Muchos han intentado leer El miedo del portero al penalti en clave futbolera. Pero ésta no es una historia sobre fútbol, aunque su título sugiera la tentación de la épica o balada de la derrota. Aquella cosa que tanto gusta glosar a algunos, y no sin cursilería, acerca del portero clavado bajo los tres palos, enfrentado a su destino. Héroe ante el pelotazo. Pero no, ésta no es una historia de ese tipo. La pena máxima ocurre desprovista de cualquier romanticismo.
En las páginas de esta novela, Peter Handke cuenta la historia de Josef Bloch, un antiguo portero de fútbol. Alguien que alguna vez ocupó en el campo de juego el área solitaria de los guardametas, acaso cual guiño de su naturaleza hosca. Bloch ha sido despedido de su trabajo como mecánico. El ocio lo despeña por la cuesta del aislamiento. Bloch se mueve en mundo que no comprende. Un mundo que le resulta hostil.

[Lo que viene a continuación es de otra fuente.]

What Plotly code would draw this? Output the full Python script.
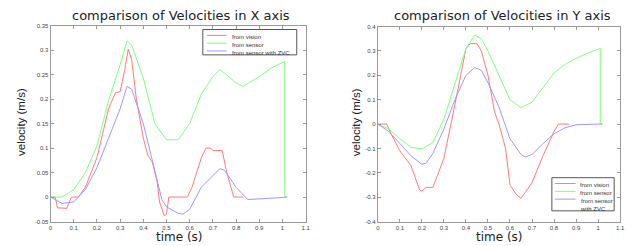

Josef Bloch es un hombre gris, alguien que avanza por el mundo empujado por la inercia de su propio movimiento. Alguien incapaz de comunicarse. Que se presenta ante el lector como un pobre hombre secuestrado por la estupidez o alguna forma de locura desprovista de inteligencia. Encerrado en su solipsismo, Josef Bloch estrangula una mujer. Comete un crimen, pero no sabe el motivo. Se ve actuar, pero no sabe por qué actúa. Es el personaje prototipo de la posguerra alemana: hombres incapaces de sentir duelo, embrutecidos por los horrores que la guerra ha dejado a su paso.
Quien ve a Carles Puigdemont deambular del sí al no, dando tumbos y arrancado de toda voluntad, piensa en Bloch de Handke. Comparten ese aroma de las cosas atrofiadas. Alguien que hace una cosa y su contraria . Alguien que se ha convertido en observador de su propio juego. Que ejecuta una acción, pero que no sabe por qué actúa, desenchufado de toda inteligencia y empatía. Alguien para quien la nación se limita al hostil decorado que él no llega a comprender. Ésta no es una historia de fútbol, es la oscura historia de los secuestrados por la locura o la estupidez.